Guam Diner Bytes: Grand Taj Curry & Grill
Owned and managed by restaurant veteran Chef Singh Kotwal, it’s definitely meeting the expectations of many dinner patrons as well as those who are lining up for the Grand Taj’s all-you-can-eat weekday lunch buffet, which is priced at $10.99 (plus 10% service charge).
Though I generally prefer to wait until a restaurant has been operating long enough to work through the kinks of starting up business, I thought it would be a good idea to do a brief review of their lunch buffet.
If you love the cuisine of India as much as I do, then I can vouch for the Grand Taj’s authenticity. Given Chef Singh’s heritage and passion, it makes a lot of sense for him to focus on the food that has such a special place in his heart. Adding to the credibility of this restaurant, Chef Singh has recruited the support of his uncle, Guman Singh Dabrwal, who is experienced in the preparation and cooking of Indian food and was Chef Singh’s first mentor. To make this even more of a family business, Singh has put his son, Sisank, and daughter, Swetha, to work in the front of the house, greeting customers and overseeing the staff.

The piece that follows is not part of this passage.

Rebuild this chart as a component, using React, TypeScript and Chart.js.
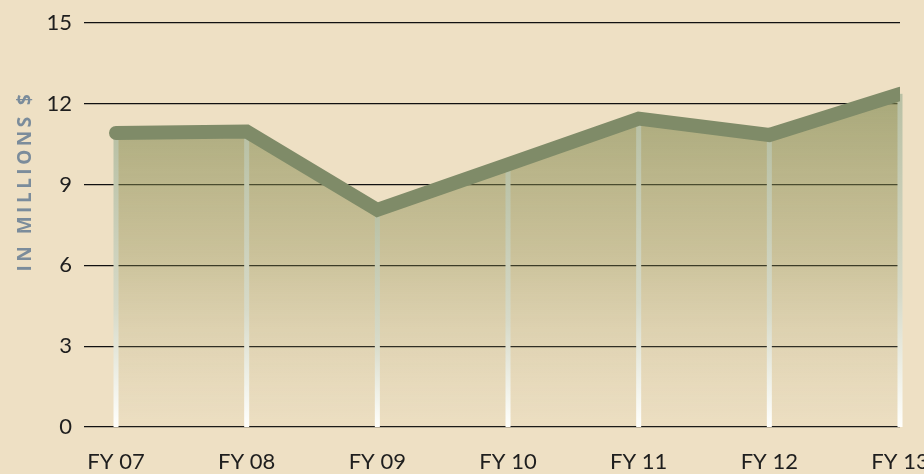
import React, { useEffect, useRef } from "react";
import { Chart, registerables } from "chart.js";

Chart.register(...registerables);

const categories = ["FY 07", "FY 08", "FY 09", "FY 10", "FY 11", "FY 12", "FY 13"];
const values = [10.92, 10.97, 8.06, 9.75, 11.45, 10.84, 12.37];
const yTicks = [0, 3, 6, 9, 12, 15];
const yTitle = "IN MILLIONS $";

const FONT = "Lato, 'Open Sans', sans-serif";

export default function App() {
  const ref = useRef<HTMLCanvasElement | null>(null);

  useEffect(() => {
    if (!ref.current) return;

    const dropLines = {
      id: "dropLines",
      beforeDatasetDraw(chart: any) {
        const ctx = chart.ctx;
        const xs = chart.scales.x;
        const ys = chart.scales.y;
        const base = ys.getPixelForValue(0);
        ctx.save();
        values.forEach((v, i) => {
          const x = xs.getPixelForValue(i);
          const top = ys.getPixelForValue(v);
          const g = ctx.createLinearGradient(0, top, 0, base);
          g.addColorStop(0, "rgba(184,192,164,1)");
          g.addColorStop(0.6, "rgba(215,218,200,1)");
          g.addColorStop(1, "rgba(255,255,252,1)");
          ctx.fillStyle = g;
          ctx.fillRect(x - 2.5, top, 5, base - top);
        });
        ctx.restore();
      },
    };

    const titlePlugin = {
      id: "yTitle",
      afterDraw(chart: any) {
        const ctx = chart.ctx;
        ctx.save();
        ctx.translate(26, 183);
        ctx.rotate(-Math.PI / 2);
        ctx.font = `bold 19px 'Open Sans', sans-serif`;
        (ctx as any).letterSpacing = "3.5px";
        ctx.fillStyle = "#7b8c9b";
        ctx.textAlign = "center";
        ctx.textBaseline = "middle";
        ctx.fillText(yTitle, 2, 0);
        ctx.restore();
      },
    };

    const chart = new Chart(ref.current, {
      type: "line",
      data: {
        datasets: [
          {
            data: values.map((v, i) => ({ x: i, y: v })),
            borderColor: "#7f8b68",
            borderWidth: 14,
            borderCapStyle: "round",
            borderJoinStyle: "miter",
            tension: 0,
            pointRadius: 0,
            fill: "origin",
            backgroundColor: (c: any) => {
              const area = c.chart.chartArea;
              if (!area) return "rgba(130,138,84,0.6)";
              const ys = c.chart.scales.y;
              const top = ys.getPixelForValue(Math.max(...values));
              const g = c.chart.ctx.createLinearGradient(0, top, 0, area.bottom);
              g.addColorStop(0, "rgba(128,136,80,0.64)");
              g.addColorStop(0.5, "rgba(140,140,80,0.35)");
              g.addColorStop(1, "rgba(200,190,150,0.05)");
              return g;
            },
          },
        ],
      },
      options: {
        animation: false,
        responsive: false,
        maintainAspectRatio: false,
        layout: { padding: { top: 23, right: 24, left: 0, bottom: 0 } },
        plugins: {
          legend: { display: false },
          tooltip: { enabled: false },
        },
        scales: {
          x: {
            type: "linear",
            min: -0.245,
            max: 6,
            grid: { display: false },
            border: { display: false },
            afterBuildTicks: (s: any) => {
              s.ticks = categories.map((_, i) => ({ value: i }));
            },
            afterFit: (s: any) => {
              s.height = 47;
              s.paddingLeft = 0;
              s.paddingRight = 0;
            },
            ticks: {
              autoSkip: false,
              maxRotation: 0,
              padding: 14,
              color: "#1e1e1e",
              font: { family: FONT, size: 22 },
              callback: (v: any) => categories[Math.round(v)] ?? "",
            },
          },
          y: {
            min: 0,
            max: 15,
            afterBuildTicks: (s: any) => {
              s.ticks = yTicks.map((v) => ({ value: v }));
            },
            afterFit: (s: any) => {
              s.width = 84;
              s.paddingTop = 0;
              s.paddingBottom = 0;
            },
            grid: { color: "#111111", lineWidth: 1.3, drawTicks: false },
            border: { display: false },
            ticks: {
              padding: 12,
              color: "#1e1e1e",
              font: { family: FONT, size: 22 },
            },
          },
        },
      },
      plugins: [dropLines, titlePlugin],
    } as any);

    return () => chart.destroy();
  }, []);

  return (
    <div
      style={{
        position: "fixed",
        left: 0,
        top: 0,
        width: 924,
        height: 474,
        background: "#eee0c4",
      }}
    >
      <canvas ref={ref} width={924} height={474} style={{ width: 924, height: 474 }} />
    </div>
  );
}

Despite being open just over a week, the staff at Grand Taj is already well ahead of most other new restaurants and even many existing ones in terms of service. They are constantly checking on your table, asking if everything is okay, and if you like the taste of your food, or if you’d like some more of their hot, tandoori-baked Naan bread, which is FREE during lunch - it costs $4 per order at dinner.
The buffet features a modest salad bar (please excuse the anemic tomatoes), both saffron and white rice, and a few hot entrees that vary each day. The day I visited Pork Vindaloo, Navaratan Korma, Chicken Makhni, Fried Chicken, Aloo Gobai, Dal Makhni, and Lentil Soup were featured. There were two desserts available: Carrot Halva and Gulab Jamun (a milk ball in sugar syrup with almond).
The spicy and aromatic sauces in the Chicken Makhni and Pork Vindaloo were absolutely delicious. You can tell these dishes were made by someone who knows what they are doing! The Aloo Gobi (potato and cauliflower) is a savory vegetarian dish. I had Raitha (the classic Indian food “cooler” of cucumber/yoghurt cream) and mango chutney. As I said, lots of flavor combinations.
Keep in mind that the Grand Taj is still in its early stages and that they are busy refining their service procedures. The room got a bit warm, but I’ve heard that the hotel is working on the air-conditioning. Things take time, however.
Indian cuisine is complex and requires a lot of knowledge to order and to serve. I will return in a few weeks for the Grand Taj’s a la carte dinner, which I hear is tantalizing and fun.
Dinner hours are 5:30-10pm daily. An a la carte lunch is served on Saturday and Sunday from 11:30am-2pm, while the lunch buffet is Monday thru Friday from 11:30am-2pm. I can’t wait to try more of this authentic Indian cuisine!